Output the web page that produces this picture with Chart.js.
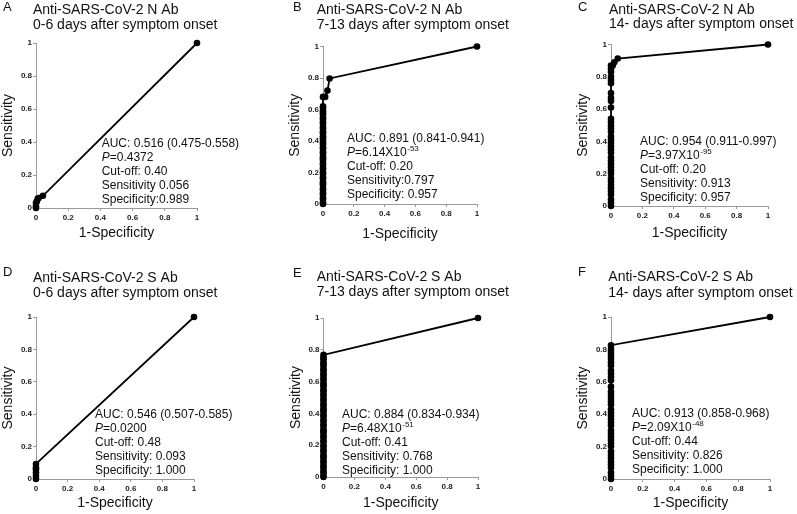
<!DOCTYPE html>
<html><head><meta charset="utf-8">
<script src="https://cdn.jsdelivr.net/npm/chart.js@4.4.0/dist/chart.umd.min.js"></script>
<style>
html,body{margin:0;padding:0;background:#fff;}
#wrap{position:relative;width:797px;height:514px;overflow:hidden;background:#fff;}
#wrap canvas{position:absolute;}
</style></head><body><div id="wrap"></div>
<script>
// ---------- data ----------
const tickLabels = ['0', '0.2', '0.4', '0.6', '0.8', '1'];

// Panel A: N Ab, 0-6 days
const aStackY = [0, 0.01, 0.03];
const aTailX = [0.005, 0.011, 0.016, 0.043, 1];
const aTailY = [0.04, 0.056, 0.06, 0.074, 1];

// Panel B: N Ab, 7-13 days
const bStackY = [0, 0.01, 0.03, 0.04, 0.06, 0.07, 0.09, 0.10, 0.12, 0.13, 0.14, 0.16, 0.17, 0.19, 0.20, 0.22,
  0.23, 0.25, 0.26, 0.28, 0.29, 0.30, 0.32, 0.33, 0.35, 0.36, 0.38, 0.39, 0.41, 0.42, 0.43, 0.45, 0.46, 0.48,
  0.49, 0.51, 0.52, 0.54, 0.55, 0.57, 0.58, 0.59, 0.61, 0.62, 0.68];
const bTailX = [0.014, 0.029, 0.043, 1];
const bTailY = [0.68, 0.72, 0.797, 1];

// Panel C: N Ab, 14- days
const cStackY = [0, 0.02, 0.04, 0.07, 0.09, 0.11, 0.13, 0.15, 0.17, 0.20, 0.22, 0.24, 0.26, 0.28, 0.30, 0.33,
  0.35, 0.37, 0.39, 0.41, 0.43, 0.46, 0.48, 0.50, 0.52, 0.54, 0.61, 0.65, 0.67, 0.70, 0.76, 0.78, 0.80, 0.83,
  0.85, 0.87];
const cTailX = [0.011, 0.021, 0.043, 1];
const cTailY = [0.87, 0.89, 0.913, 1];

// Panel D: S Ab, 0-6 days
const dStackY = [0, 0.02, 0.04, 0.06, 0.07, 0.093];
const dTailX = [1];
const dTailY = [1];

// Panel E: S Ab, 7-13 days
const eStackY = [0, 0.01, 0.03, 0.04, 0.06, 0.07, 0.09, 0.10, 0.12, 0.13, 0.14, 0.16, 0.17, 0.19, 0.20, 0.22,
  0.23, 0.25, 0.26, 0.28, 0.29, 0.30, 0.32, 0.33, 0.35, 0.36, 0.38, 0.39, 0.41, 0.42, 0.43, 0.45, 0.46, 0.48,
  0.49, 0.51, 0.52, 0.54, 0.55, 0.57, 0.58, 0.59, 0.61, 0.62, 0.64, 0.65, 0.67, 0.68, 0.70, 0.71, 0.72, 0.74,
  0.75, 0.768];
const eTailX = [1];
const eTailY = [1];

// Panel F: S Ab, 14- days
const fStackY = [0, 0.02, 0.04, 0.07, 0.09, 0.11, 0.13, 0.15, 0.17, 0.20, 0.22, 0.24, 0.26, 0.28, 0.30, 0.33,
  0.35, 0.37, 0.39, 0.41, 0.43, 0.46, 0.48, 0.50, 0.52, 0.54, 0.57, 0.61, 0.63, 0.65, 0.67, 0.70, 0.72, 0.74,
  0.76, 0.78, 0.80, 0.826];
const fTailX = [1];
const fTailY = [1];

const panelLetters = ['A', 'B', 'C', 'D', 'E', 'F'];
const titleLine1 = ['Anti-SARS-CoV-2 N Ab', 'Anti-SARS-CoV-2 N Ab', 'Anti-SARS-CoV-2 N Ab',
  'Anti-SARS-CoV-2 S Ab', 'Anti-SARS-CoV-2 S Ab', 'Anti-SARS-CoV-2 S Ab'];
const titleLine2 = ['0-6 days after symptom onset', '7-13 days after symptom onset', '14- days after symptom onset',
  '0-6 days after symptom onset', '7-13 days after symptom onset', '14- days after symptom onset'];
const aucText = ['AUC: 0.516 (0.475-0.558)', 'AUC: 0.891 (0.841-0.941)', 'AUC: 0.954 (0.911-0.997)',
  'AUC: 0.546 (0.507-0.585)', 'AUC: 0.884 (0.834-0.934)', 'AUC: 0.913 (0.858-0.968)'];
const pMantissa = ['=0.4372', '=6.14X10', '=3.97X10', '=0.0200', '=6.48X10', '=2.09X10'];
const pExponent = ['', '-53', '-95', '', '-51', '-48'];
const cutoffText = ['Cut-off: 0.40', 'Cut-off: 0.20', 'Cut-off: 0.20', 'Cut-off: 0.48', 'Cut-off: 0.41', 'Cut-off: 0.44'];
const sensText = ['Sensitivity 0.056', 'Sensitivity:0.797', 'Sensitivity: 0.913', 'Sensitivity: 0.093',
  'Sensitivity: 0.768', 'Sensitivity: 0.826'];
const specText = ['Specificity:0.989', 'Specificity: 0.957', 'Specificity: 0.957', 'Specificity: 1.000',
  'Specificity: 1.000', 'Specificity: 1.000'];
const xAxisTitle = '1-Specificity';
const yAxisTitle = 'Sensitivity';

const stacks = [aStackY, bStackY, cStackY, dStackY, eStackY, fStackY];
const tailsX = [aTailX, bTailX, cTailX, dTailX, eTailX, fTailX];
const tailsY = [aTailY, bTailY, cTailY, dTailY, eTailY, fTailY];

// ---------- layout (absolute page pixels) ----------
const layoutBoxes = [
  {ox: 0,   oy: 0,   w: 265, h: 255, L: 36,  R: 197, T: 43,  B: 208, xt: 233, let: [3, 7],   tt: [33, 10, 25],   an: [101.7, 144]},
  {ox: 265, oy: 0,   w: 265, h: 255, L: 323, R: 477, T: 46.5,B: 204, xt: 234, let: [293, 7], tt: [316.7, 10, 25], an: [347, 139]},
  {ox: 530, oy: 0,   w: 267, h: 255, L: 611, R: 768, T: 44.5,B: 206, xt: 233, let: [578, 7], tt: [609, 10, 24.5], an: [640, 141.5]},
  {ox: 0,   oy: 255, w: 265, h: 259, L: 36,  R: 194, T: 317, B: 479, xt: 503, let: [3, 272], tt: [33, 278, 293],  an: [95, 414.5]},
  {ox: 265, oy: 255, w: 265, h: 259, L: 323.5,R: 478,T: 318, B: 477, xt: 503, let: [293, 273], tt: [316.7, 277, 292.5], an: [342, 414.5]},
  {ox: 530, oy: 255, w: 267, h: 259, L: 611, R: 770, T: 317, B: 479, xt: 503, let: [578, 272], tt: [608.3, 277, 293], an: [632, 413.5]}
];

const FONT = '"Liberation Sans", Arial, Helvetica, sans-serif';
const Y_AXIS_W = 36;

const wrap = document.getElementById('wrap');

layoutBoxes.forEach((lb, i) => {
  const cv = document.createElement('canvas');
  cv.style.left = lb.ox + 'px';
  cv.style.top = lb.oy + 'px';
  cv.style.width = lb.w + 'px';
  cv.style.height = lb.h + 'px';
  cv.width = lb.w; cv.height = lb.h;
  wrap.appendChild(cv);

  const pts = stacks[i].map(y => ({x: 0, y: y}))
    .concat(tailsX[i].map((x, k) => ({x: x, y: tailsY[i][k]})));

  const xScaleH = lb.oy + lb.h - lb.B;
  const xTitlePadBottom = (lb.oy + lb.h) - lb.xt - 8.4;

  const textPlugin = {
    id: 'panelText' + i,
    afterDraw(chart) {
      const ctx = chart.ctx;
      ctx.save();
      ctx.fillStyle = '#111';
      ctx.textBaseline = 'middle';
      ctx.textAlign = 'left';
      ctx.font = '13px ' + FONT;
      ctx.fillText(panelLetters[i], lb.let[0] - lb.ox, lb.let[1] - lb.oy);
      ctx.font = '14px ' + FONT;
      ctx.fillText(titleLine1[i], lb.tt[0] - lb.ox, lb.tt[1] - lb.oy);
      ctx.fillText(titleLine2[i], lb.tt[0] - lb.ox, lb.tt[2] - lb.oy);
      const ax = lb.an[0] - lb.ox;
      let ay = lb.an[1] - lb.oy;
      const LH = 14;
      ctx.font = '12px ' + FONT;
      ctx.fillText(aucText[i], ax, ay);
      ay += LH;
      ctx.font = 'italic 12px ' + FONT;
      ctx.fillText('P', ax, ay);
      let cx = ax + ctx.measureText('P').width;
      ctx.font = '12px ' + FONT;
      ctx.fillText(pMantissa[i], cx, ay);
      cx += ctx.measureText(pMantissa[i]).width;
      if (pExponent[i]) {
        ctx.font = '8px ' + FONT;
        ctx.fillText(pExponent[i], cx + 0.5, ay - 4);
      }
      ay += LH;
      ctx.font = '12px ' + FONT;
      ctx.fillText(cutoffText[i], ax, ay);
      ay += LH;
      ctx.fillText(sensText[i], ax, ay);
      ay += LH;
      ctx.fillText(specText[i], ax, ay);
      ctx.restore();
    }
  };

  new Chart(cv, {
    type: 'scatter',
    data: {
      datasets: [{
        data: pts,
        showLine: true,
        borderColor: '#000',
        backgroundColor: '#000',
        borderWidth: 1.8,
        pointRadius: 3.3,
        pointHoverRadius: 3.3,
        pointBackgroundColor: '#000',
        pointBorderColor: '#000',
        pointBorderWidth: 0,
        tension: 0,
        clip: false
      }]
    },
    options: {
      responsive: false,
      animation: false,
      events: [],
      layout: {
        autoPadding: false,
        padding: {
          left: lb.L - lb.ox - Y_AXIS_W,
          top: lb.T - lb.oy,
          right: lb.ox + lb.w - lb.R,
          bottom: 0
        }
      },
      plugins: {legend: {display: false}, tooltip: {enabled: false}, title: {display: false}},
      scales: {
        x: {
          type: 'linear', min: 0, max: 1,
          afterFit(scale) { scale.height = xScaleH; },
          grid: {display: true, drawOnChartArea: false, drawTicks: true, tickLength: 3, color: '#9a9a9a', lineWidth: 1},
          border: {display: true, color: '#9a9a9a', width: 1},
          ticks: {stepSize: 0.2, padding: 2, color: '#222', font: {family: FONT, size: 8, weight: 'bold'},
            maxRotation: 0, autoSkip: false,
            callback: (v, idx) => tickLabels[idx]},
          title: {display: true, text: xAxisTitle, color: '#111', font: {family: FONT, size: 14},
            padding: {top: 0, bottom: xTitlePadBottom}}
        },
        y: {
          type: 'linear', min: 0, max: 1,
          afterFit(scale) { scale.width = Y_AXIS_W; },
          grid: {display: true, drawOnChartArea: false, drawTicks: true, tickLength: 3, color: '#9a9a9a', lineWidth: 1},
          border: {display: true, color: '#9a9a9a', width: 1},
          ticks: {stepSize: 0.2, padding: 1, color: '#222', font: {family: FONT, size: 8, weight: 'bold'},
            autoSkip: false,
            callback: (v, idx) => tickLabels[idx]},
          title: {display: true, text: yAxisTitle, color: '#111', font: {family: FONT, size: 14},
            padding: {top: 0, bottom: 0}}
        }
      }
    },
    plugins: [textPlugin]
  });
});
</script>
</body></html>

• • •

_What is being asked_: Omitting all pictures, restate exactly the lines of the material from its start through the line that contains "const aTailY = [0.04, 0.056, 0.06, 0.074, 1];".

_Exercise response_:
Output the web page that produces this picture with Chart.js.
<!DOCTYPE html>
<html><head><meta charset="utf-8">
<script src="https://cdn.jsdelivr.net/npm/chart.js@4.4.0/dist/chart.umd.min.js"></script>
<style>
html,body{margin:0;padding:0;background:#fff;}
#wrap{position:relative;width:797px;height:514px;overflow:hidden;background:#fff;}
#wrap canvas{position:absolute;}
</style></head><body><div id="wrap"></div>
<script>
// ---------- data ----------
const tickLabels = ['0', '0.2', '0.4', '0.6', '0.8', '1'];

// Panel A: N Ab, 0-6 days
const aStackY = [0, 0.01, 0.03];
const aTailX = [0.005, 0.011, 0.016, 0.043, 1];
const aTailY = [0.04, 0.056, 0.06, 0.074, 1];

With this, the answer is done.